BEGIN
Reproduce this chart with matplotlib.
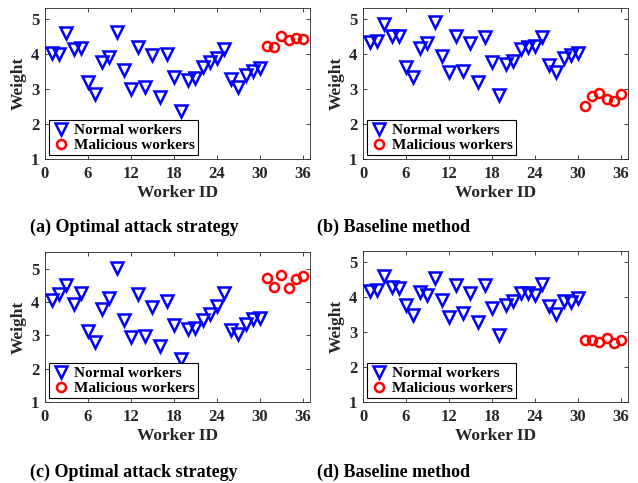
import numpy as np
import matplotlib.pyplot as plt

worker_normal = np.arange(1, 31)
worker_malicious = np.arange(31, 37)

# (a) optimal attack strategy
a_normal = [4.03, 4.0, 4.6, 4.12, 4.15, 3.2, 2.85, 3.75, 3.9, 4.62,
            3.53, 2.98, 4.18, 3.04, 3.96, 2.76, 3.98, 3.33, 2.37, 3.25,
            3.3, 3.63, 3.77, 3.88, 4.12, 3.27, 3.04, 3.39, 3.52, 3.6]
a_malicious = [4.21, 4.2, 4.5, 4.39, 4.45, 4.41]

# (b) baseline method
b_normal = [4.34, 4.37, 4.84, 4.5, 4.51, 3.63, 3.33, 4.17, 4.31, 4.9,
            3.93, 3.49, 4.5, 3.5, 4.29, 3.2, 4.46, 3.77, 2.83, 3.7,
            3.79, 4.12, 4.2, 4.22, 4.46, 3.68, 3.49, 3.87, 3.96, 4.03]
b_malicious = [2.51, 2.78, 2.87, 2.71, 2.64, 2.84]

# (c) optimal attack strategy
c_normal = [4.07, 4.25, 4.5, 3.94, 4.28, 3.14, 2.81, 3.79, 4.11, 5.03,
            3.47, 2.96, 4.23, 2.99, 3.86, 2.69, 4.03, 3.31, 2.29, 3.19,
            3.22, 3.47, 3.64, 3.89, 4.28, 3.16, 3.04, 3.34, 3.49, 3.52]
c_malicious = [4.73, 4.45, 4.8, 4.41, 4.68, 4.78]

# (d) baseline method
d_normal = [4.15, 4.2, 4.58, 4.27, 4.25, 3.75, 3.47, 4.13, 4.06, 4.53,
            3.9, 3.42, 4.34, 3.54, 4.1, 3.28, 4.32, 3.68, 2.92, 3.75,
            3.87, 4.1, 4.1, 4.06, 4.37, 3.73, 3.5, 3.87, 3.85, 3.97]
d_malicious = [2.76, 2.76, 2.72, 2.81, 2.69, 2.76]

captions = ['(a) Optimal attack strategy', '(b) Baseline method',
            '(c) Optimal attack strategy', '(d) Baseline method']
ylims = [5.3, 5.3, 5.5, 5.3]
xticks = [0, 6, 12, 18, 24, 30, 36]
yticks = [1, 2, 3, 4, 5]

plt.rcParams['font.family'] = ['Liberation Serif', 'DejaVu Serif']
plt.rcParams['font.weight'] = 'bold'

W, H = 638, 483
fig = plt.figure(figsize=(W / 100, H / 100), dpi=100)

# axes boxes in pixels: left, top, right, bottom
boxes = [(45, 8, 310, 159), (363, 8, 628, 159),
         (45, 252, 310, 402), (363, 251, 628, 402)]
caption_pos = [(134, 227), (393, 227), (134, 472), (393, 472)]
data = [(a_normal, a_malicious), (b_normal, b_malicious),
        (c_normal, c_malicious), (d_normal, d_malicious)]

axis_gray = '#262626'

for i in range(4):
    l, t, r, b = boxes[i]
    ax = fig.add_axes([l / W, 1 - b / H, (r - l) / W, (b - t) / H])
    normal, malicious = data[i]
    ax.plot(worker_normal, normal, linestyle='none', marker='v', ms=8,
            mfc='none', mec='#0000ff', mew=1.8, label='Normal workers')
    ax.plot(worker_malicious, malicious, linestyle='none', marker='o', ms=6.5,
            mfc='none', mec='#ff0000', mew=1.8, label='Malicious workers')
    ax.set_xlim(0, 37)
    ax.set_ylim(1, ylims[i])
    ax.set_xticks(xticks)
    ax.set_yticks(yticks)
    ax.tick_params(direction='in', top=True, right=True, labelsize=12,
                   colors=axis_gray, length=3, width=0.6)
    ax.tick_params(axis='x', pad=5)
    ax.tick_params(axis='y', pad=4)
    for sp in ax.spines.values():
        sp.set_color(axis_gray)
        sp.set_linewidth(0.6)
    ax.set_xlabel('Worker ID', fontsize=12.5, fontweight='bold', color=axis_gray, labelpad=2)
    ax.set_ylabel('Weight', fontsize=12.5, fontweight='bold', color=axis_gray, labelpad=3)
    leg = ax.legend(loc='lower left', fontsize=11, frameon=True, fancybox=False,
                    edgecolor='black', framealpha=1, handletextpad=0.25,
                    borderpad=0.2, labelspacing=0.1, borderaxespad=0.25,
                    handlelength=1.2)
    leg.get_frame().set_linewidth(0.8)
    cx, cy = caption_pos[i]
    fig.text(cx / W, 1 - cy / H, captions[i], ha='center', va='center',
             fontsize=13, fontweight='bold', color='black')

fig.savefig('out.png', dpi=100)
END
Written problem:
Write out exactly the lines between the start of the data and the line with "worker_malicious = np.arange(31, 37)", including both, but none of the pictures.

Task answer:
Reproduce this chart with matplotlib.
import numpy as np
import matplotlib.pyplot as plt

worker_normal = np.arange(1, 31)
worker_malicious = np.arange(31, 37)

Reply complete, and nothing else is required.